[Records contained in a dataset]
+ + + + + + +

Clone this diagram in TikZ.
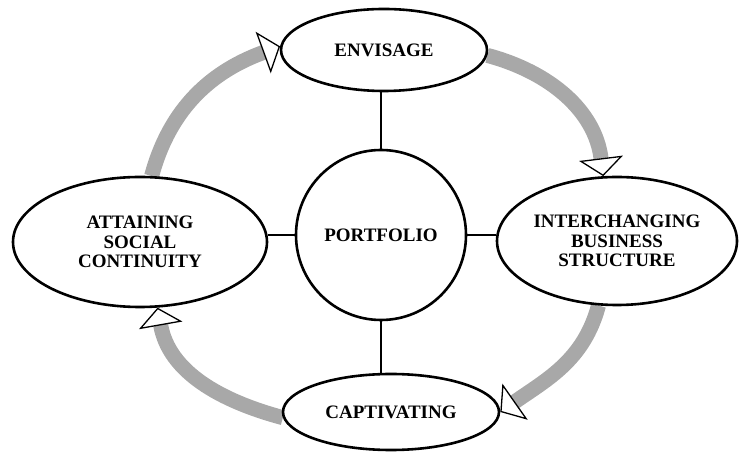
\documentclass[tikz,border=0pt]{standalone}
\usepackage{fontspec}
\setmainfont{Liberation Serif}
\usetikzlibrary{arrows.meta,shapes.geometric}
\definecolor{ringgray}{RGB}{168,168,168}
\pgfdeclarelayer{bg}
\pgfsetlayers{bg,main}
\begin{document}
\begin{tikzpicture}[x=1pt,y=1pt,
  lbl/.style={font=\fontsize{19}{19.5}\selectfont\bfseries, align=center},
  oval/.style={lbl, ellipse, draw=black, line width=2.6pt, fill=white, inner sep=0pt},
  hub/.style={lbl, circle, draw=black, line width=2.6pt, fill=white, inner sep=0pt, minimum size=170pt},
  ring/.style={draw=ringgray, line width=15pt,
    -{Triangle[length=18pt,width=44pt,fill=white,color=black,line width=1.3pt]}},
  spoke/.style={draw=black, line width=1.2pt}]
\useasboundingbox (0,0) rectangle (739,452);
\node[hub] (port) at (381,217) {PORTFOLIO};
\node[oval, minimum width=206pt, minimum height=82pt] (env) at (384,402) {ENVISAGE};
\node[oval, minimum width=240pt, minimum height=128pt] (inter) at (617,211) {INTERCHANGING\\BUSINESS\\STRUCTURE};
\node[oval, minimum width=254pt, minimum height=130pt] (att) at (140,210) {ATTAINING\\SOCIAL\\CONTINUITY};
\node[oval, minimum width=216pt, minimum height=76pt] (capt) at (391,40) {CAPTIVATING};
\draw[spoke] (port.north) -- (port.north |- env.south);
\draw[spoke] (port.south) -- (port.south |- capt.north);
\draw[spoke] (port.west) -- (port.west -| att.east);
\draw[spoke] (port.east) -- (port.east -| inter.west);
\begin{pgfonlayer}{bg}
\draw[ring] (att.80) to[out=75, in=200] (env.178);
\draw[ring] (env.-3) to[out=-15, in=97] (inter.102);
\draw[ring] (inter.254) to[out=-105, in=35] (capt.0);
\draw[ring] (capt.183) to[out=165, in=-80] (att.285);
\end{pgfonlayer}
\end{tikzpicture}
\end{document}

+ + + + + + +

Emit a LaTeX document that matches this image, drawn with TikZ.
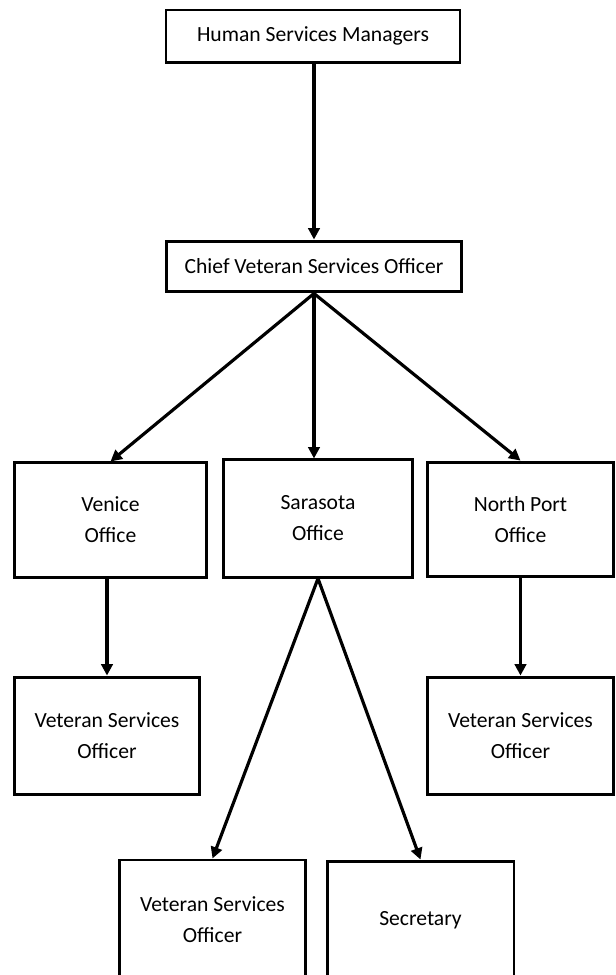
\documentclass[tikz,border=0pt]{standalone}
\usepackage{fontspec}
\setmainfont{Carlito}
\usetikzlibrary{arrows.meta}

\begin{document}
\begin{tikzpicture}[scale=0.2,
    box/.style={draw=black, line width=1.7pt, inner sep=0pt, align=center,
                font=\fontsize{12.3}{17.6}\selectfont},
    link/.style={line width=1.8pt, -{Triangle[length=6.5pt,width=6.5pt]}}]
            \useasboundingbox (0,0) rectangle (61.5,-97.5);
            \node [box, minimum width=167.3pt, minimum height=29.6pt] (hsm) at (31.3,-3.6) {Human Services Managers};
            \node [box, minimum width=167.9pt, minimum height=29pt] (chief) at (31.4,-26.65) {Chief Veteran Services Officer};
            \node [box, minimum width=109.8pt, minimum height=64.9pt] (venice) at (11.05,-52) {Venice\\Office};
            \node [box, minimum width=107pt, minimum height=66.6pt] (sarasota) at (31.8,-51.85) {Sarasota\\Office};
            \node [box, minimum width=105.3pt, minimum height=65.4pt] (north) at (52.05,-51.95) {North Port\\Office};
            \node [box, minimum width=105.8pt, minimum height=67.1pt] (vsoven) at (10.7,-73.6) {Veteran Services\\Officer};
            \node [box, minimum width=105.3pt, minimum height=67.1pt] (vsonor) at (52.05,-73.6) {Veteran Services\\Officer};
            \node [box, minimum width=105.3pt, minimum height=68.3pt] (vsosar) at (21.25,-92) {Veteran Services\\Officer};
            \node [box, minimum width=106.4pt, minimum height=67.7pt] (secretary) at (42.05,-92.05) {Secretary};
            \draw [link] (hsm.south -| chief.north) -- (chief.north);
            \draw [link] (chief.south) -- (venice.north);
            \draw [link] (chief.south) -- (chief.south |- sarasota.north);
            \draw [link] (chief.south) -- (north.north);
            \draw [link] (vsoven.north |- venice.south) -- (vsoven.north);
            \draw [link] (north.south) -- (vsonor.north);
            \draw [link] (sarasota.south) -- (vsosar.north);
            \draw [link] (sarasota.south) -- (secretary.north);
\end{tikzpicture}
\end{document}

+ + + + + + +

### THE REQUEST
In the records above, locate each line with the word "this". Copy all such lines.

### SOLUTION TO THE EXERCISE
Clone this diagram in TikZ.
Emit a LaTeX document that matches this image, drawn with TikZ.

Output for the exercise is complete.